A study run with Colgate showed that asking an AI for a number gives poor results — but reading the words of its answer matches real people about 90% as well as real people match themselves. So we read words, not numbers.

"Semantic Similarity Rating," PyMC Labs & Colgate, 2025 (arxiv.org/abs/2510.08338).

How we know it's real — not made up

This is the part most people skip, and it's the most important one.

Before we trust a synthetic person, we test it: we ask it about things the real group has already done, and check whether it gets them right. If it doesn't match reality, we don't use it. A confident-sounding answer that's wrong is worse than no answer.

What the research found

Why we always work with groups and test them: copying one specific individual is still weak — a 2025 Columbia study found a computer "twin" of a single person matched that person only loosely. But predicting a whole group is far more reliable. So we stay at the group level and prove it against real outcomes.

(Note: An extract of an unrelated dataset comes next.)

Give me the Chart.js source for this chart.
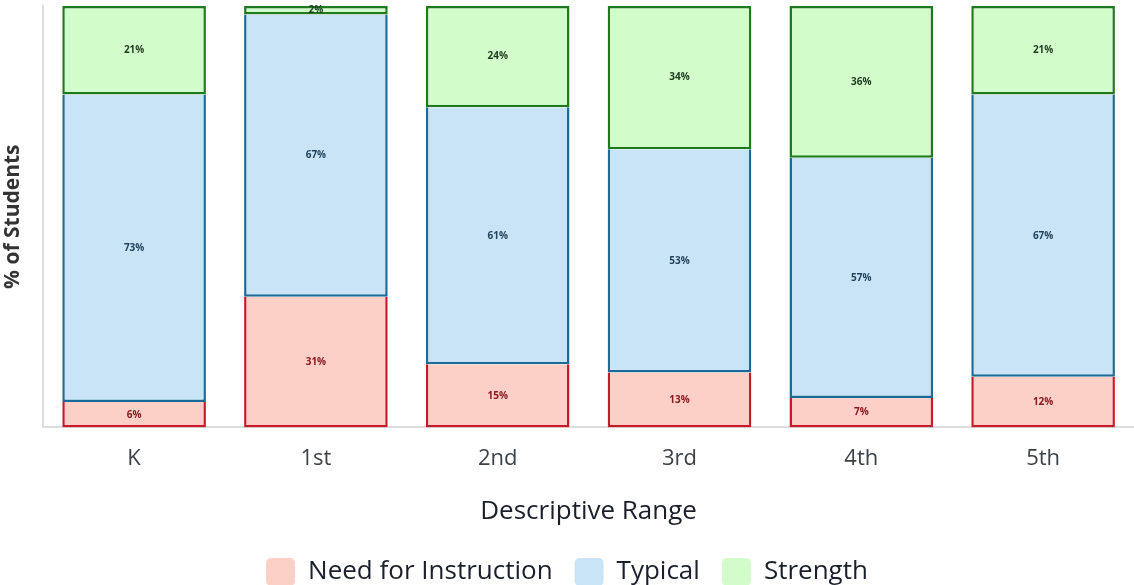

"Digital Twins as Funhouse Mirrors," Columbia, 2025 (arxiv.org/abs/2509.19088).

What it's good for — and what it isn't

✓ Good at

"Which of these 5 subject lines will my customers like most?"

Ranking options, spotting likely winners and losers, and explaining why.

✗ Not good at

"This will get exactly 4.2% clicks."

Exact numbers. We never promise those.

What the research found

Why: AIs are reliably good at saying which option is better, but unreliable at the exact number. So we use them to rank and screen — keep the likely winners, drop the likely losers — and let the real campaign confirm the precise numbers.

Consistent across studies, e.g. Li & Ji, 2026, and SimGym, 2026.

The numbers, in plain English

If someone walks you through this work, a few statistics show up. Here's what each one actually means — no maths needed.

Correlation — the "r" number how much two things move together
A score from 0 to 1. 0 = no connection at all (random). 1 = they move in perfect lockstep. Rule of thumb: ~0.2 is weak (barely related), ~0.6 is genuinely useful, ~0.85 is strong. So "the agents matched reality at 0.64" means a real, useful signal — not perfect, but well above guessing.
"r ≈ 0.2" the weak score
This is what you get trying to copy one specific individual. It's weak — which is exactly why we never predict single people. We always work with groups, where the numbers get much better.
Ranking agreement (Spearman) did we get the order right?
Same 0-to-1 idea, but it only asks: did we put the options in the right order? If we rank 5 subject lines and reality ranks them in nearly the same order, this is high — even if our exact scores differ. This is the one that matters for "which one will win."
Directional accuracy did we call the winner?
The simplest one: did we get the direction right — "A will beat B"? 69% means right about 7 times out of 10. A coin toss is 50%, so this is clearly better than chance — but not magic.
Top pick precision the one marketers care about
Did our top pick actually land among the real best few? In plain terms: "did the tool point me at a winner?"
Spread match not just the average
Did we capture the whole mix of reactions — the lovers and the haters — not just the middle? Getting the average right but missing the spread can hide the people who'll unsubscribe.
"Too bunched together" (under-dispersion) a known AI flaw
AIs tend to make everyone sound too similar, so the answers cluster too tightly. Real people disagree more than that. We deliberately widen it back out so the crowd feels real.
The "ceiling" (test-retest) why 100% is impossible
Ask a real person the same question twice, a week apart, and they don't give the identical answer. So "perfect" doesn't exist. We measure how close the AI gets to being as consistent as a real human is with themselves — "90% of that ceiling" is about as good as it can get.
Calibration tuning it to reality
Adjusting the AI's raw output using a little real data so its numbers line up with what actually happens — like sighting-in a scope before you rely on it.
Confidence band a range, not a fake-exact number
Instead of pretending to know "4.2%", we give an honest range — "somewhere around 3–5%." A single precise-looking number usually hides how unsure the tool really is.
"Significant" real, or just luck?
When a result is "significant," it means it's very unlikely to be a fluke. "Not significant" means it could just be random noise — don't bet on it.
Lift how much it moved the needle
The size of the change a new version caused — e.g. "the new subject line lifted clicks by 23%." It's the payoff you're hunting for.

The whole idea in one line: build a small crowd from real data, let them react in their own words, and never trust them until they've been tested against reality.

This describes AI simulations built from data — useful stand-ins for testing, not real people, and not a crystal ball. Predictions can be wrong and should be confirmed with a real test before any big decision.